L’effetto novità è già svanito dalle parti del Villa Park, il ceco ex ariete della Lazio pagato dal club di Birmingham otto milioni di euro nell’ultima partita persa contro l’Everton si è accomodato in panchina: il tecnico scozzese Lambert gli ha preferito Benteke e l’idolo di casa Agbonlahor. Il problema di Kozak è che era e rimane un attaccante spigoloso, buono in certe situazioni ma non adatto per tutte le stagioni: fino ad ora ha giocato 5 volte (più una in coppa) siglando un solo gol, seppur da tre punti sul campo del Norwich, più di un mese fa. L’Aston Villa non gira e il ceco non è in grado di risollevarne le sorti.

Pablo Daniel Osvaldo

Il valore dell’italo-argentino non dovrebbe essere in discussione, e infatti in quel di Southampton ha fino a questo momento giocato da titolare; tuttavia nell’ultimo turno era fuori per infortunio e in generale spulciando le sue statistiche stagionali non c’è di che rallegrarsi: l’ex bomber di Fiorentina e Roma l’ha buttata dentro solo una volta contro il Crystal Palace, troppo poco per un giocatore pagato più di 15 milioni di euro dai Saints, impiegato per altro per ben 540 minuti da mister Pochettino; i biancorossi volano con 18 punti in classifica (dove sono quinti) ma i gol (pochi, appena 10) li hanno fatti i vari Lambert, Rodriguez e Lallana.

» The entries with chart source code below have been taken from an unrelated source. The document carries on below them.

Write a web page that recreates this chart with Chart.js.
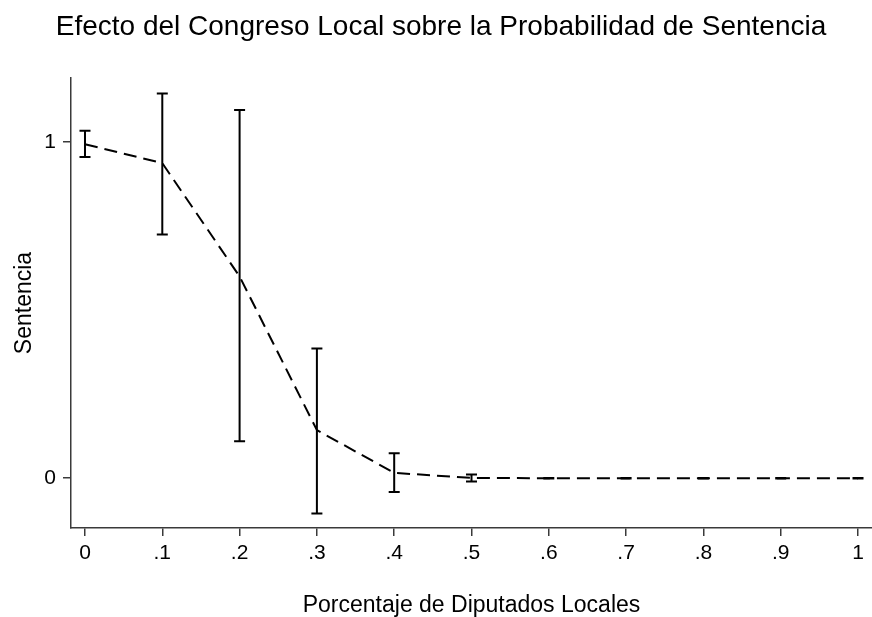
<!DOCTYPE html>
<html>
<head>
<meta charset="utf-8">
<script src="https://cdn.jsdelivr.net/npm/chart.js@4.4.1/dist/chart.umd.min.js"></script>
<style>
  html, body { margin: 0; padding: 0; background: #fff; }
  #wrap { width: 872px; height: 617px; }
</style>
</head>
<body>
<div id="wrap"><canvas id="c" width="872" height="617"></canvas></div>
<script>
// ---- data ----
const xValues   = [0, 0.1, 0.2, 0.3, 0.4, 0.5, 0.6, 0.7, 0.8, 0.9, 1.0];
const predicted = [0.993, 0.937, 0.600, 0.143, 0.016, 0.001, 0.0, 0.0, 0.0, 0.0, 0.0];
const ciUpper   = [1.033, 1.144, 1.095, 0.386, 0.074, 0.011, 0.001, 0.001, 0.001, 0.001, 0.001];
const ciLower   = [0.955, 0.725, 0.110, -0.105, -0.041, -0.010, -0.001, -0.001, -0.001, -0.001, -0.001];

const xTickValues = [0, 0.1, 0.2, 0.3, 0.4, 0.5, 0.6, 0.7, 0.8, 0.9, 1.0];
const xTickLabels = ["0", ".1", ".2", ".3", ".4", ".5", ".6", ".7", ".8", ".9", "1"];
const yTickValues = [0, 1];
const yTickLabels = ["0", "1"];

const titleText  = "Efecto del Congreso Local sobre la Probabilidad de Sentencia";
const xTitleText = "Porcentaje de Diputados Locales";
const yTitleText = "Sentencia";

const FONT = "'Liberation Sans', Arial, Helvetica, sans-serif";
const AXIS_COLOR = '#3a3a3a';

const points = xValues.map((x, i) => ({ x: x, y: predicted[i] }));

const errorBarPlugin = {
  id: 'errorBars',
  afterDatasetsDraw(chart) {
    const ctx = chart.ctx;
    const xs = chart.scales.x, ys = chart.scales.y;
    ctx.save();
    ctx.strokeStyle = '#000';
    ctx.lineWidth = 2;
    ctx.lineCap = 'butt';
    const half = 5.5;
    xValues.forEach((xv, i) => {
      const px = xs.getPixelForValue(xv);
      const pTop = ys.getPixelForValue(ciUpper[i]);
      const pBot = ys.getPixelForValue(ciLower[i]);
      ctx.beginPath();
      ctx.moveTo(px, pTop); ctx.lineTo(px, pBot);
      ctx.moveTo(px - half, pTop); ctx.lineTo(px + half, pTop);
      ctx.moveTo(px - half, pBot); ctx.lineTo(px + half, pBot);
      ctx.stroke();
    });
    ctx.restore();
  }
};

new Chart(document.getElementById('c'), {
  type: 'scatter',
  data: {
    datasets: [{
      data: points,
      showLine: true,
      borderColor: '#000',
      borderWidth: 2,
      borderDash: [13, 7],
      pointRadius: 0,
      tension: 0,
      fill: false
    }]
  },
  options: {
    responsive: false,
    animation: false,
    layout: { padding: { left: 10, right: 0, top: 0, bottom: 0 } },
    plugins: {
      legend: { display: false },
      tooltip: { enabled: false },
      title: {
        display: true,
        text: titleText,
        color: '#000',
        font: { family: FONT, size: 28, weight: 'normal', lineHeight: 1.2 },
        padding: { top: 10.2, bottom: 34.2 }
      }
    },
    scales: {
      x: {
        type: 'linear',
        min: -0.0181,
        max: 1.0181,
        afterFit(scale) { scale.height = 89; },
        afterBuildTicks(scale) { scale.ticks = xTickValues.map(v => ({ value: v })); },
        ticks: {
          autoSkip: false,
          maxRotation: 0,
          padding: 5,
          color: '#000',
          font: { family: FONT, size: 21 },
          callback(value) {
            const i = xTickValues.findIndex(v => Math.abs(v - value) < 1e-9);
            return i >= 0 ? xTickLabels[i] : '';
          }
        },
        grid: { display: true, drawOnChartArea: false, drawTicks: true, tickLength: 8, color: AXIS_COLOR, lineWidth: 1.5 },
        border: { display: true, color: AXIS_COLOR, width: 1.5 },
        title: {
          display: true,
          text: xTitleText,
          color: '#000',
          font: { family: FONT, size: 23, lineHeight: 1.0 },
          padding: { top: 1.5, bottom: 0 }
        }
      },
      y: {
        type: 'linear',
        min: -0.148,
        max: 1.190,
        afterFit(scale) { scale.width = 61; },
        afterBuildTicks(scale) { scale.ticks = yTickValues.map(v => ({ value: v })); },
        ticks: {
          autoSkip: false,
          padding: 7,
          color: '#000',
          font: { family: FONT, size: 21 },
          callback(value) {
            const i = yTickValues.findIndex(v => Math.abs(v - value) < 1e-9);
            return i >= 0 ? yTickLabels[i] : '';
          }
        },
        grid: { display: true, drawOnChartArea: false, drawTicks: true, tickLength: 8, color: AXIS_COLOR, lineWidth: 1.5 },
        border: { display: true, color: AXIS_COLOR, width: 1.5 },
        title: {
          display: true,
          text: yTitleText,
          color: '#000',
          font: { family: FONT, size: 23, lineHeight: 1.0 },
          padding: { top: 3.5, bottom: 0 }
        }
      }
    }
  },
  plugins: [errorBarPlugin]
});
</script>
</body>
</html>
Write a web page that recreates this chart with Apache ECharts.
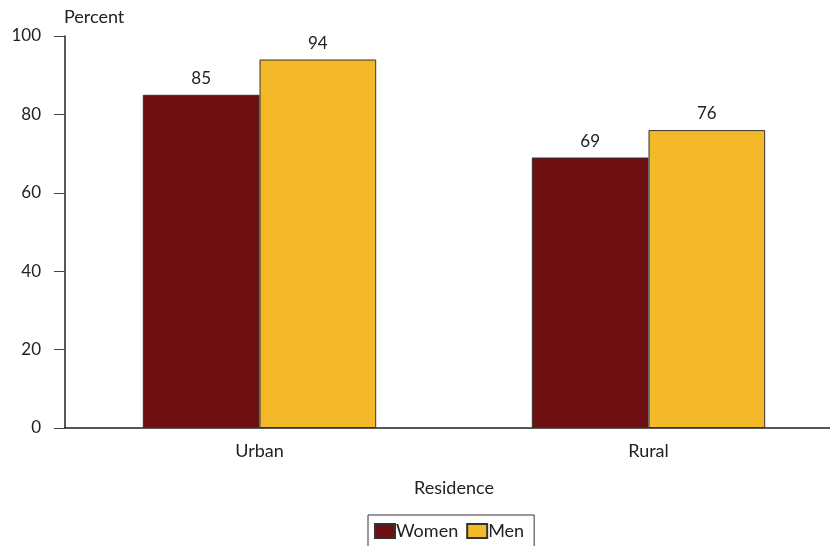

Emanuele Giaccherini e Mobido Diakité

L’esterno di Talla corre e si impegna, ha segnato due gol e ha offerto fino ad ora quanto può mettere su un rettangolo verde, ma la realtà dei fatti dice che il Sunderland con lui in campo ha raccolto la miseria di un punto in otto partite: nell’ultimo turno è stato messo fuori dal sostituto di Di Canio Poyet e così i Black Cats hanno vinto il derby della vita contro il Newcastle (gol decisivo di Borini, tra l’altro). Per carità, non è questa quel che si vuol dire una bocciatura, ma fino ad ora Giak in Inghilterra ha masticato più bocconi amari che altro. E il suo compagno venuto direttamente da Roma, il difensore ex Lazio Diakité, non ha fatto meglio, anzi è diventato in men che non si dica un oggetto misterioso: partito titolare con Di Canio, non si vede dalle parti dello Stadium of Light da più di un mese. Infortunato? No, scelta tecnica.